» What the task requires: Give again, word for word, the lines below that run from the line with "What seaborn and" through the line with "from matplotlib.path import Path". Drop the pictures.

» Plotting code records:
# # # #

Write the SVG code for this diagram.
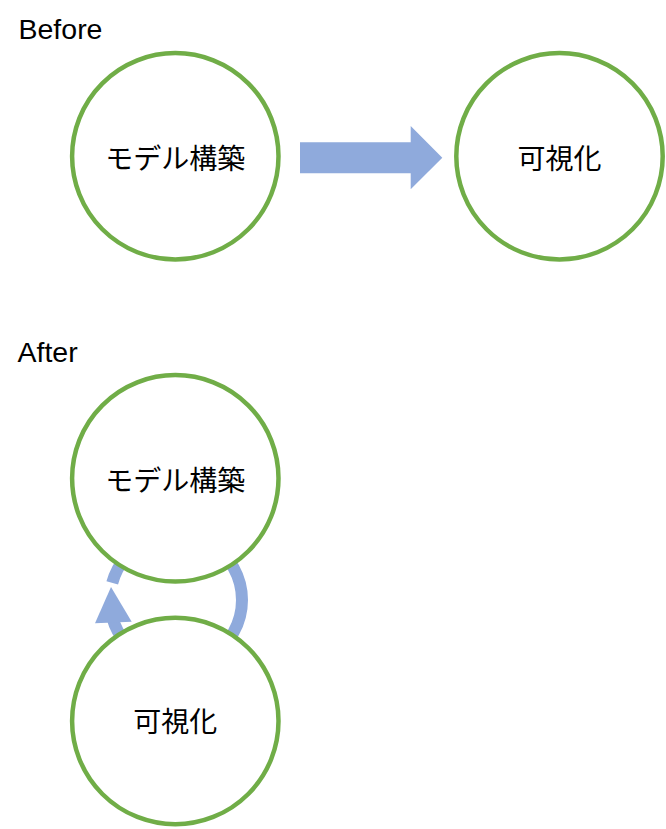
<svg xmlns="http://www.w3.org/2000/svg" width="666" height="829" viewBox="0 0 666 829">
  <style>
    .node { fill: #FFFFFF; stroke: #70AD47; stroke-width: 4.5; }
    .label { font-family: "Noto Sans CJK JP", "Noto Sans CJK SC", sans-serif; font-size: 28px; fill: #000000; text-anchor: middle; dominant-baseline: central; }
    .title { font-family: "Liberation Sans", Arial, sans-serif; font-size: 28.5px; fill: #000000; }
    .flow { fill: #8FAADC; stroke: none; }
    .arc { fill: none; stroke: #8FAADC; stroke-width: 12; }
  </style>
  <rect width="666" height="829" fill="#FFFFFF"/>
  <text class="title" x="18.5" y="39">Before</text>
  <text class="title" x="17.5" y="362">After</text>

  <g id="connectors">
    <polygon class="flow" points="300,142.3 410.7,142.3 410.7,126 442.3,157.7 410.7,189.3 410.7,173.3 300,173.3"/>
    <path class="arc" d="M 112.25 582.9 A 66 66 0 1 1 112.25 617.1"/>
    <polygon class="flow" points="111,587 95,623.3 131.7,621.7"/>
  </g>

  <g id="before-model">
    <circle class="node" cx="175.3" cy="156.3" r="103.2"/>
    <text class="label" x="175.3" y="157">モデル構築</text>
  </g>
  <g id="before-viz">
    <circle class="node" cx="559.5" cy="156.3" r="103.2"/>
    <text class="label" x="559.5" y="157">可視化</text>
  </g>
  <g id="after-model">
    <circle class="node" cx="175.3" cy="478.3" r="103.2"/>
    <text class="label" x="175.3" y="478.5">モデル構築</text>
  </g>
  <g id="after-viz">
    <circle class="node" cx="175.3" cy="721" r="103.2"/>
    <text class="label" x="175.3" y="719.5">可視化</text>
  </g>
</svg>
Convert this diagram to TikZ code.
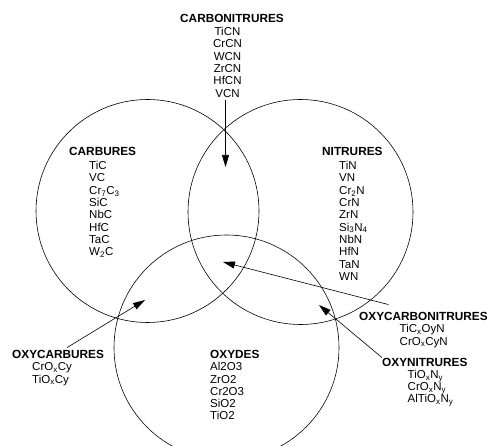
\documentclass[tikz,border=0pt]{standalone}
\usepackage{fontspec}
\setmainfont{Liberation Sans}
\usetikzlibrary{positioning, arrows.meta}
\tikzset{
    ring/.style={circle, draw, line width=0.6pt, minimum size=#1, inner sep=0pt},
    group title/.style={font=\fontsize{11.8}{13}\selectfont\bfseries, inner sep=0pt, anchor=base west},
    group item/.style={font=\fontsize{11.5}{13}\selectfont, inner sep=0pt, anchor=base west},
    pointer/.style={-{Triangle[length=12pt, width=7pt]}, line width=0.6pt},
}
\newcommand{\sub}[1]{\textsubscript{#1}}

\begin{document}
\begin{tikzpicture}[x=1pt, y=-1pt]
    \clip (0,0) rectangle (487,446);
    % the three families
    \node[ring=223pt] (carb ring) at (147.5,211) {};
    \node[ring=225pt] (nitr ring) at (300.5,212) {};
    \node[ring=225pt] (oxy ring) at (226.5,347.5) {};

    % carbonitrures
    \node[group title, anchor=base] (cn) at (232,23) {CARBONITRURES};
    \foreach \name [count=\i] in {TiCN, CrCN, WCN, ZrCN, HfCN, VCN}
        \node[group item, anchor=base] (cn-\i) at (227.5, {35.7+12.3*(\i-1)}) {\name};

    % carbures
    \node[group title] (carb) at (69,155.7) {CARBURES};
    \foreach \name [count=\i] in {TiC, VC, Cr\sub{7}C\sub{3}, SiC, NbC, HfC, TaC, W\sub{2}C}
        \node[group item] (carb-\i) at (89, {169.7+12.3*(\i-1)}) {\name};

    % nitrures
    \node[group title] (nitr) at (322,155.7) {NITRURES};
    \foreach \name [count=\i] in {TiN, VN, Cr\sub{2}N, CrN, ZrN, Si\sub{3}N\sub{4}, NbN, HfN, TaN, WN}
        \node[group item] (nitr-\i) at (339, {169.7+12.3*(\i-1)}) {\name};

    % oxydes
    \node[group title] (oxy) at (210,358) {OXYDES};
    \foreach \name [count=\i] in {Al2O3, ZrO2, Cr2O3, SiO2, TiO2}
        \node[group item] (oxy-\i) at (210, {370.7+12.3*(\i-1)}) {\name};

    % oxycarbures
    \node[group title] (oxc) at (12,358) {OXYCARBURES};
    \foreach \name [count=\i] in {CrO\sub{x}Cy, TiO\sub{x}Cy}
        \node[group item] (oxc-\i) at (32, {370.7+12.3*(\i-1)}) {\name};

    % oxycarbonitrures
    \node[group title] (oxcn) at (359,320) {OXYCARBONITRURES};
    \foreach \name [count=\i] in {TiC\sub{x}OyN, CrO\sub{x}CyN}
        \node[group item] (oxcn-\i) at (399.5, {332.7+12.3*(\i-1)}) {\name};

    % oxynitrures
    \node[group title] (oxn) at (382,366) {OXYNITRURES};
    \foreach \name [count=\i] in {TiO\sub{x}N\sub{y}, CrO\sub{x}N\sub{y}, AlTiO\sub{x}N\sub{y}}
        \node[group item] (oxn-\i) at (407.5, {378.3+12.3*(\i-1)}) {\name};

    % where the mixed phases sit
    \coordinate (cn tip) at (225.5,167);
    \coordinate (oxc tip) at (145,300);
    \coordinate (oxcn tip) at (223,262);
    \coordinate (oxn tip) at (319,305);

    \draw[pointer] (cn tip |- cn-6.south) ++(0,2.5) -- (cn tip);
    \draw[pointer] ([xshift=9pt, yshift=2pt]oxc.north) -- (oxc tip);
    \draw[pointer] ([xshift=-35pt, yshift=7pt]oxcn.north) -- (oxcn tip);
    \draw[pointer] (oxn.north west) -- (oxn tip);
\end{tikzpicture}
\end{document}
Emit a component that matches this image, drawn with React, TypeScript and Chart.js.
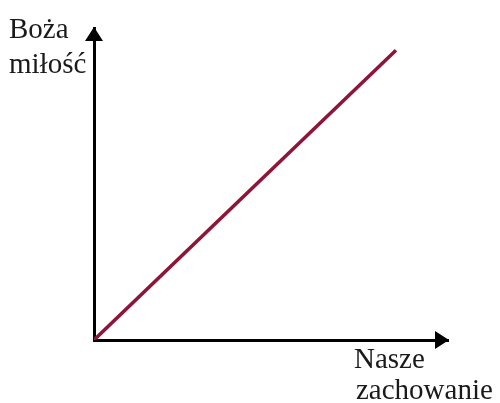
import React, { useEffect, useRef } from "react";
import { Chart, registerables } from "chart.js";

Chart.register(...registerables);

const xValues = [0, 85.3];
const yValues = [0, 92.9];
const yAxisLabel = ["Boża", "miłość"];
const xAxisLabel = ["Nasze", "zachowanie"];

const arrowPlugin = {
  id: "arrowsAndLabels",
  afterDraw(chart: any) {
    const { ctx, chartArea } = chart;
    const { left, right, top, bottom } = chartArea;
    ctx.save();
    ctx.fillStyle = "#000";
    // y arrow
    ctx.beginPath();
    ctx.moveTo(left, top - 1);
    ctx.lineTo(left - 9, top + 13);
    ctx.lineTo(left + 9, top + 13);
    ctx.closePath();
    ctx.fill();
    // x arrow
    ctx.beginPath();
    ctx.moveTo(right + 1, bottom);
    ctx.lineTo(right - 13, bottom - 9);
    ctx.lineTo(right - 13, bottom + 9);
    ctx.closePath();
    ctx.fill();
    // labels
    ctx.fillStyle = "#1a1a1a";
    ctx.font = "29px 'Liberation Serif', serif";
    ctx.textBaseline = "alphabetic";
    ctx.textAlign = "left";
    ctx.fillText(yAxisLabel[0], 9, 38);
    ctx.fillText(yAxisLabel[1], 9, 73);
    ctx.fillText(xAxisLabel[0], 354, 368);
    ctx.fillText(xAxisLabel[1], 356, 399);
    ctx.restore();
  },
};

export default function App() {
  const ref = useRef<HTMLCanvasElement>(null);
  useEffect(() => {
    if (!ref.current) return;
    const chart = new Chart(ref.current, {
      type: "line",
      data: {
        datasets: [
          {
            data: xValues.map((x, i) => ({ x, y: yValues[i] })),
            borderColor: "#8e1538",
            borderWidth: 3.5,
            pointRadius: 0,
            tension: 0,
          },
        ],
      },
      options: {
        animation: false,
        responsive: false,
        events: [],
        layout: { padding: { left: 94, top: 28, right: 52, bottom: 63 } },
        plugins: { legend: { display: false }, tooltip: { enabled: false } },
        scales: {
          x: {
            type: "linear",
            min: 0,
            max: 100,
            ticks: { display: false },
            grid: { display: false, drawTicks: false },
            border: { display: true, color: "#000", width: 3 },
          },
          y: {
            type: "linear",
            min: 0,
            max: 100,
            ticks: { display: false },
            grid: { display: false, drawTicks: false },
            border: { display: true, color: "#000", width: 3 },
          },
        },
      },
      plugins: [arrowPlugin],
    });
    return () => chart.destroy();
  }, []);
  return (
    <div style={{ position: "fixed", left: 0, top: 0, width: 500, height: 403, background: "#fff" }}>
      <canvas ref={ref} width={500} height={403} style={{ display: "block" }} />
    </div>
  );
}
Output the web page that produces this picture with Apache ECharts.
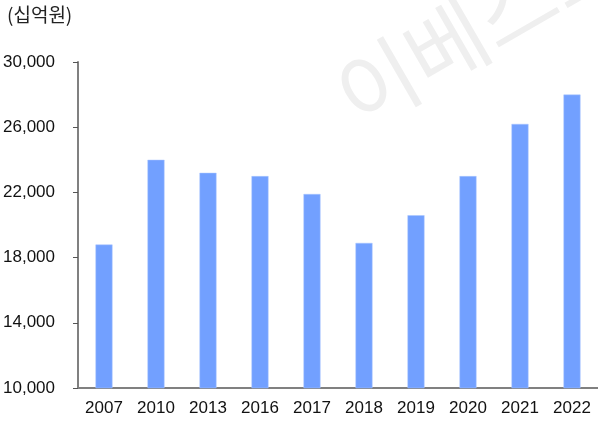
<!DOCTYPE html>
<html>
<head>
<meta charset="utf-8">
<script src="https://cdn.jsdelivr.net/npm/echarts@6/dist/echarts.min.js"></script>
<style>
html,body{margin:0;padding:0;background:#fff;}
#chart{width:598px;height:421px;}
</style>
</head>
<body>
<div id="chart"></div>
<script>
// 연도별 값 (십억원)
var years = ['2007','2010','2013','2016','2017','2018','2019','2020','2021','2022'];
var values = [18800, 24000, 23200, 23000, 21900, 18900, 20600, 23000, 26200, 28000];
var yTicks = [10000, 30000, 4000]; // min, max, interval

var labelFont = "'Liberation Sans Narrow', 'Arial Narrow', 'Liberation Sans', sans-serif";
var chart = echarts.init(document.getElementById('chart'));

var option = {
    animation: false,
    backgroundColor: '#fff',
    grid: { left: 76, right: 0, top: 62, bottom: 33, containLabel: false },
    graphic: [
        { //워터마크
            type: 'text', left: 322, top: -92, rotation: Math.PI / 6, z: -1,
            style: { text: '이베스트', fill: '#efefef', font: '86px "Noto Sans CJK KR"' }
        },
        {
            type: 'text', left: 7, top: 5,
            style: { text: '(십억원)', fill: '#222', font: '19px "Noto Sans CJK KR"' }
        }
    ],
    xAxis: {
        type: 'category',
        data: years,
        axisLine: { lineStyle: { color: '#808080', width: 2 } },
        axisTick: { alignWithLabel: false, length: 5, lineStyle: { color: '#222' } },
        axisLabel: { color: '#111', fontSize: 17, fontFamily: labelFont, margin: 12 }
    },
    yAxis: {
        type: 'value',
        min: yTicks[0],
        max: yTicks[1],
        interval: yTicks[2],
        splitLine: { show: false },
        axisLine: { show: true, lineStyle: { color: '#808080', width: 2 } },
        axisTick: { show: true, length: 5, lineStyle: { color: '#555' } },
        axisLabel: {
            color: '#111', fontSize: 17, fontFamily: labelFont, margin: 23,
            formatter: function (v) { return v.toLocaleString('en-US'); }
        }
    },
    series: [{
        type: 'bar',
        data: values,
        barWidth: 17,
        itemStyle: { color: '#72A0FF', borderColor: '#A9C5FF', borderWidth: 0.5 }
    }]
};
chart.setOption(option);
</script>
</body>
</html>
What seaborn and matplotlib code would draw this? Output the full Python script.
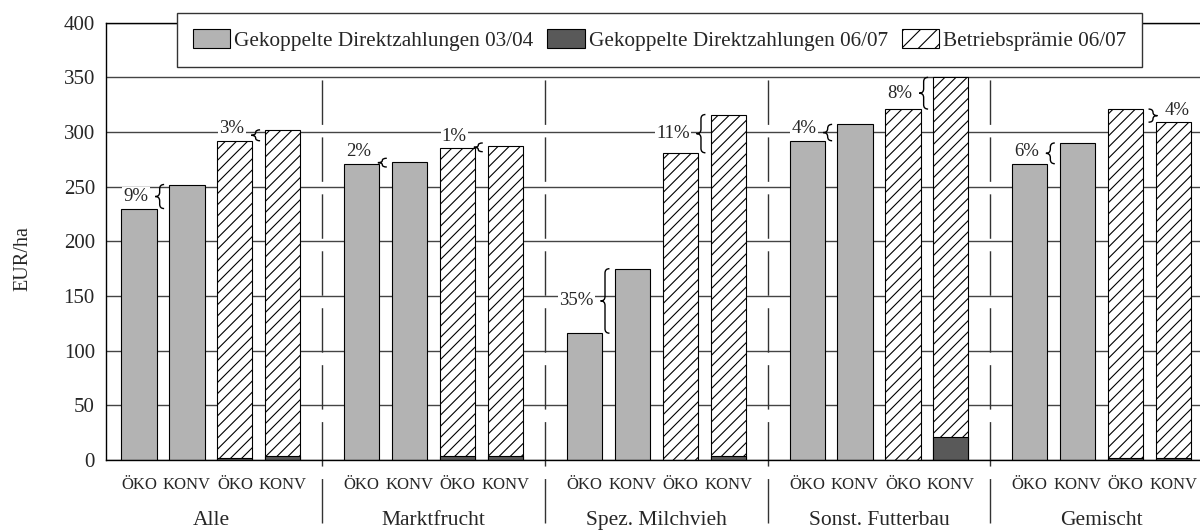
import pandas as pd
import matplotlib.pyplot as plt
import matplotlib.transforms as mtransforms
import seaborn as sns
from matplotlib.patches import Patch, PathPatch
from matplotlib.path import Path

# Daten (EUR/ha)
groups = ["Alle", "Marktfrucht", "Spez. Milchvieh", "Sonst. Futterbau", "Gemischt"]
series = ["ÖKO 03/04", "KONV 03/04", "ÖKO 06/07", "KONV 06/07"]
bar_labels = ["ÖKO", "KONV", "ÖKO", "KONV"]
legend_labels = ["Gekoppelte Direktzahlungen 03/04",
                 "Gekoppelte Direktzahlungen 06/07",
                 "Betriebsprämie 06/07"]

direkt_0304_oeko = [230, 271, 116, 292, 271]
direkt_0304_konv = [252, 273, 175, 307, 290]
direkt_0607_oeko = [2, 4, 0, 0, 2]
direkt_0607_konv = [4, 4, 4, 21, 2]
praemie_0607_oeko = [290, 281, 281, 321, 319]
praemie_0607_konv = [298, 283, 312, 329, 307]

pct_group = [0, 0, 1, 1, 2, 2, 3, 3, 4, 4]
pct_period = ["03/04", "06/07"] * 5
pct_text = ["9%", "3%", "2%", "1%", "35%", "11%", "4%", "8%", "6%", "4%"]

# long format
rows_total, rows_dark = [], []
for i, g in enumerate(groups):
    tot = [direkt_0304_oeko[i], direkt_0304_konv[i],
           direkt_0607_oeko[i] + praemie_0607_oeko[i],
           direkt_0607_konv[i] + praemie_0607_konv[i]]
    drk = [0, 0, direkt_0607_oeko[i], direkt_0607_konv[i]]
    for s, t, d in zip(series, tot, drk):
        rows_total.append({"Gruppe": g, "Serie": s, "EUR": t})
        rows_dark.append({"Gruppe": g, "Serie": s, "EUR": d})
df_total = pd.DataFrame(rows_total)
df_dark = pd.DataFrame(rows_dark)

sns.set_style("white")
plt.rcParams["font.family"] = ["Liberation Serif", "DejaVu Serif"]
plt.rcParams["hatch.linewidth"] = 0.8

grey = "#b3b3b3"
dark = "#595959"

fig = plt.figure(figsize=(12, 5.31), dpi=100)
ax = fig.add_axes([106 / 1200, 71 / 531, 1107 / 1200, 437.3 / 531])

sns.barplot(data=df_total, x="Gruppe", y="EUR", hue="Serie", order=groups,
            hue_order=series, palette={s: grey for s in series}, width=0.862,
            gap=0.27, saturation=1, errorbar=None, edgecolor="black",
            linewidth=0.8, legend=False, ax=ax)
for cont in ax.containers[2:4]:
    for p in cont:
        p.set_facecolor("white")
        p.set_hatch("///")

sns.barplot(data=df_dark, x="Gruppe", y="EUR", hue="Serie", order=groups,
            hue_order=series, palette={s: dark for s in series}, width=0.862,
            gap=0.27, saturation=1, errorbar=None, edgecolor="black",
            linewidth=0.8, legend=False, ax=ax)
for cont in ax.containers[4:6]:
    for p in cont:
        p.set_visible(False)

ax.set_xlim(-0.4715, 4.5)
ax.set_ylim(0, 400)
ax.set_yticks(range(0, 401, 50))
ax.tick_params(axis="y", length=0, labelsize=15, pad=8)
ax.yaxis.grid(True, color="#444444", lw=1)
ax.xaxis.grid(False)
ax.set_axisbelow(True)
ax.spines["right"].set_visible(False)
for sp in ["left", "bottom", "top"]:
    ax.spines[sp].set_color("black")
    ax.spines[sp].set_linewidth(1)

# Achsenbeschriftung: ÖKO/KONV unter den Balken, Gruppen darunter
xs, labs = [], []
for k in range(4):
    for p in ax.containers[k]:
        xs.append(p.get_x() + p.get_width() / 2)
        labs.append(bar_labels[k])
ax.set_xticks(xs, labs)
ax.tick_params(axis="x", which="major", length=0, labelsize=12, pad=12)
ax.set_xticks(range(len(groups)), groups, minor=True)
ax.tick_params(axis="x", which="minor", length=0, labelsize=15.5, pad=37)
ax.set_xlabel("")
ax.set_ylabel("EUR/ha", fontsize=14.5)
ax.yaxis.set_label_coords(-0.0665, 0.46)

# Trennlinien zwischen Gruppen
trans = mtransforms.blended_transform_factory(ax.transData, ax.transAxes)
for x in [i + 0.5 for i in range(len(groups) - 1)]:
    ax.plot([x, x], [1.0, -0.165], transform=trans, clip_on=False,
            color="#333333", lw=1, ls=(0, (32, 9)), zorder=1.5)


def brace(ax, x_end, x_tip, lo, hi):
    mid = (lo + hi) / 2
    r = min((hi - lo) / 4, 4)
    xm = (x_end + x_tip) / 2
    verts = [(x_end, hi), (xm, hi), (xm, hi - r), (xm, mid + r),
             (xm, mid), (x_tip, mid), (xm, mid), (xm, mid - r),
             (xm, lo + r), (xm, lo), (x_end, lo)]
    codes = [Path.MOVETO, Path.CURVE3, Path.CURVE3, Path.LINETO,
             Path.CURVE3, Path.CURVE3, Path.CURVE3, Path.CURVE3,
             Path.LINETO, Path.CURVE3, Path.CURVE3]
    ax.add_patch(PathPatch(Path(verts, codes), fc="none", ec="black",
                           lw=1, zorder=3))


bw = 0.04
for g, per, txt in zip(pct_group, pct_period, pct_text):
    k = 0 if per == "03/04" else 2
    left = ax.containers[k][g]
    right = ax.containers[k + 1][g]
    h_l, h_r = left.get_height(), right.get_height()
    lo, hi = min(h_l, h_r), max(h_l, h_r)
    mid = (lo + hi) / 2
    if hi - lo < 8:
        lo, hi = mid - 4, mid + 4
    gx = (left.get_x() + left.get_width() + right.get_x()) / 2
    ty = max(mid, min(h_l, h_r) + 11)
    if h_l <= h_r:
        x_end, x_tip = gx + 0.005, gx + 0.005 - bw
        brace(ax, x_end, x_tip, lo, hi)
        ax.annotate(txt, xy=(x_tip, ty), xytext=(-5, 0),
                    textcoords="offset points", ha="right", va="center",
                    fontsize=13.5, zorder=4,
                    bbox=dict(fc="white", ec="none", pad=1))
    else:
        x_end, x_tip = gx - 0.005, gx - 0.005 + bw
        brace(ax, x_end, x_tip, lo, hi)
        ax.annotate(txt, xy=(x_tip, ty), xytext=(5, 0),
                    textcoords="offset points", ha="left", va="center",
                    fontsize=13.5, zorder=4,
                    bbox=dict(fc="white", ec="none", pad=1))

handles = [
    Patch(facecolor=grey, edgecolor="black", lw=0.8, label=legend_labels[0]),
    Patch(facecolor=dark, edgecolor="black", lw=0.8, label=legend_labels[1]),
    Patch(facecolor="white", edgecolor="black", lw=0.8, hatch="//",
          label=legend_labels[2]),
]
leg = ax.legend(handles=handles, loc="upper left",
                bbox_to_anchor=(177 / 1200, 1 - 13.3 / 531),
                bbox_transform=fig.transFigure, ncol=3, fontsize=15.3,
                frameon=True, fancybox=False, framealpha=1,
                edgecolor="#333333", handlelength=1.75, handleheight=1.0,
                handletextpad=0.2, columnspacing=0.65, borderpad=0.75,
                borderaxespad=0)
leg.get_frame().set_linewidth(1)

fig.savefig("out.png", dpi=100)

# # # #

» Response to the exercise:
What seaborn and matplotlib code would draw this? Output the full Python script.
import pandas as pd
import matplotlib.pyplot as plt
import matplotlib.transforms as mtransforms
import seaborn as sns
from matplotlib.patches import Patch, PathPatch
from matplotlib.path import Path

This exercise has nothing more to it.